**WHAT TO DO**
Write out each line in which the string "this" is present.

**RECORDS FOR PROCESSING**
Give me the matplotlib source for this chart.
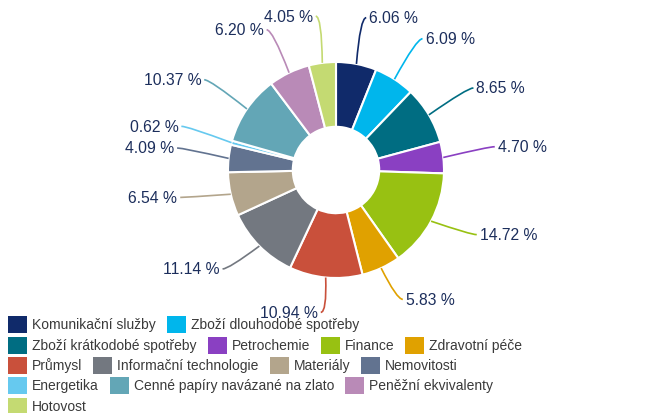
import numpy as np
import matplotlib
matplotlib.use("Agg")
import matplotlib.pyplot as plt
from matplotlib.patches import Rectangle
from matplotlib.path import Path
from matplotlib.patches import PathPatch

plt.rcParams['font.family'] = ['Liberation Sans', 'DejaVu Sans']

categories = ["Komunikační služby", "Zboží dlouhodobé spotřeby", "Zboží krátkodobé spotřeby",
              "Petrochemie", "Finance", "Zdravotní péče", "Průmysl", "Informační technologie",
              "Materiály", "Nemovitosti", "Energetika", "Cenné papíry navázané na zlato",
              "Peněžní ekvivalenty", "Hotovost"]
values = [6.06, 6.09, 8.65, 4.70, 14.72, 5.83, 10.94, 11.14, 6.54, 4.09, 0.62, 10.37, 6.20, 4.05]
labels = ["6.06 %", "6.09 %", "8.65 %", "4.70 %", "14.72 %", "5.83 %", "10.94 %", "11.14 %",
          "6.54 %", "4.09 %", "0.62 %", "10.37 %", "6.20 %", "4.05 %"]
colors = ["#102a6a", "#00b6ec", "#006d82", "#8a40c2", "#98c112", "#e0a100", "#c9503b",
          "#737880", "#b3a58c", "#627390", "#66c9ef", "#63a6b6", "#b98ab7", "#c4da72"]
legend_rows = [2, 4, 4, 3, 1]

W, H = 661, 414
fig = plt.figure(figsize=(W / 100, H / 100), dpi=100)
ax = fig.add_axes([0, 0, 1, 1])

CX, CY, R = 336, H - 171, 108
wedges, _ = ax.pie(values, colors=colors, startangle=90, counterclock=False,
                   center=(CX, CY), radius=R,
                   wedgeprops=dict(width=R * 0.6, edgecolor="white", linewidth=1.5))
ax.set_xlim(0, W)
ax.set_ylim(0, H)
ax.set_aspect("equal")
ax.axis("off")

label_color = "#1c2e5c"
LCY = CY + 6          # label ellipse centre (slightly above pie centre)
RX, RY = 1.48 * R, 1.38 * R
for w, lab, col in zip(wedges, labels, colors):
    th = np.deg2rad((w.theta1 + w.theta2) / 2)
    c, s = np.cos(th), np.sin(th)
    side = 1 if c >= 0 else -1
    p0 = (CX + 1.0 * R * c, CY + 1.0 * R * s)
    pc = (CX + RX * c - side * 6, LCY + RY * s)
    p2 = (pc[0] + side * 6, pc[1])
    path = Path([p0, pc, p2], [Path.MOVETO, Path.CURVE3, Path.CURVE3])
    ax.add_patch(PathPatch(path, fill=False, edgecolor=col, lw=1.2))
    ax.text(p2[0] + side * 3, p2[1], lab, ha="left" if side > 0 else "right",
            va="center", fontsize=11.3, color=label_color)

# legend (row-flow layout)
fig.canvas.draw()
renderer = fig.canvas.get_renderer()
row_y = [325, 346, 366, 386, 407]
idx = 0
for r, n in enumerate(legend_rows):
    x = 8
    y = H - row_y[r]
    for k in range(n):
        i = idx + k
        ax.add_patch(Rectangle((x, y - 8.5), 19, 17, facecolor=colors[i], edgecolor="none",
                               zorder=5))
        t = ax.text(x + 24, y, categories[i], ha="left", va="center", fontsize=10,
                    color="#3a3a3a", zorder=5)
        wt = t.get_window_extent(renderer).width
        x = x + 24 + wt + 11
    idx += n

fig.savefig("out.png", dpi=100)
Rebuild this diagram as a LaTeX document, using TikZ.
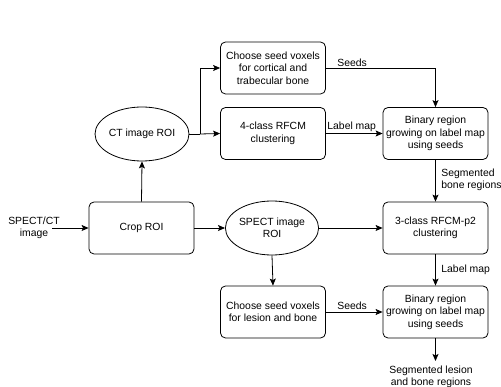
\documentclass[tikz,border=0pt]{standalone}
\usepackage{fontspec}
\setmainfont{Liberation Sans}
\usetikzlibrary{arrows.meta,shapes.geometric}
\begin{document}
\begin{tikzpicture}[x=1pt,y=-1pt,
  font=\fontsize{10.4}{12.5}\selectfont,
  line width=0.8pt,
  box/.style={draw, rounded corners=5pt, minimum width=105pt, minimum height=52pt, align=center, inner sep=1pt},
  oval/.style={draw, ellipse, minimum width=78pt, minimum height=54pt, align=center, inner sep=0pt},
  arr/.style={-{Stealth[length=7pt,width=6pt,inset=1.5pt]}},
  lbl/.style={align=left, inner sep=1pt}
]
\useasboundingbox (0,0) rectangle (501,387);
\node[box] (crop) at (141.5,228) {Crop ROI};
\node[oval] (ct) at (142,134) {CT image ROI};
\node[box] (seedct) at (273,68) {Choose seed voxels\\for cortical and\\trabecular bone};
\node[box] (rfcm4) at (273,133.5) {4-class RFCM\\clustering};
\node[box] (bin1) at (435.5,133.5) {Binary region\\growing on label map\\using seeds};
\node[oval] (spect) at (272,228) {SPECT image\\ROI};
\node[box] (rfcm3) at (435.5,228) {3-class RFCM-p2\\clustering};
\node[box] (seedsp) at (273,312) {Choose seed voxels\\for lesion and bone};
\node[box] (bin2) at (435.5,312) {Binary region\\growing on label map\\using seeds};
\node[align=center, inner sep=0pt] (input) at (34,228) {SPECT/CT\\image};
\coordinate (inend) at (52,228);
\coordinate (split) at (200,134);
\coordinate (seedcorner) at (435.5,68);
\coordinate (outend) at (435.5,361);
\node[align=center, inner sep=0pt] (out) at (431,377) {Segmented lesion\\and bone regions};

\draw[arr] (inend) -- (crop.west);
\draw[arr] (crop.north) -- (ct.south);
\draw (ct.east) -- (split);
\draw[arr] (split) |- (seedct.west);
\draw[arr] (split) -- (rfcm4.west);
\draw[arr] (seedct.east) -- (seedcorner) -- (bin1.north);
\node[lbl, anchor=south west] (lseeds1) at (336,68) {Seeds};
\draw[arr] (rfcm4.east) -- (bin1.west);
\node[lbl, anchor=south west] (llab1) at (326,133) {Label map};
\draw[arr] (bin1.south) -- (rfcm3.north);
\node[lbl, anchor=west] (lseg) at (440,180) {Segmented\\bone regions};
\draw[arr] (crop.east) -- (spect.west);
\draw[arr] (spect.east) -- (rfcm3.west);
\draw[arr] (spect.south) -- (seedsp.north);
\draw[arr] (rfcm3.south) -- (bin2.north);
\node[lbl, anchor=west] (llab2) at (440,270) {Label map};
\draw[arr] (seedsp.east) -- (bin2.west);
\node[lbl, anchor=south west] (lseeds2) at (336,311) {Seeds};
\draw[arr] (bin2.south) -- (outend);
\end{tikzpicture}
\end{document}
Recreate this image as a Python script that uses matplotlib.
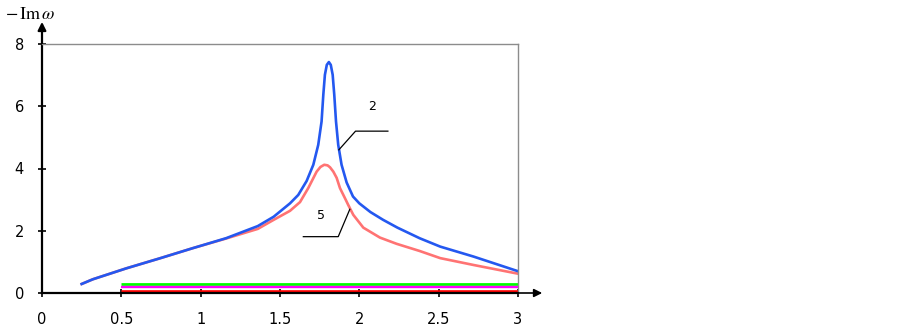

**SOLUTION BELOW**
Give me the matplotlib source for this chart.
Rebuild this diagram as a LaTeX document, using TikZ.
Recreate this image as a Python script that uses matplotlib.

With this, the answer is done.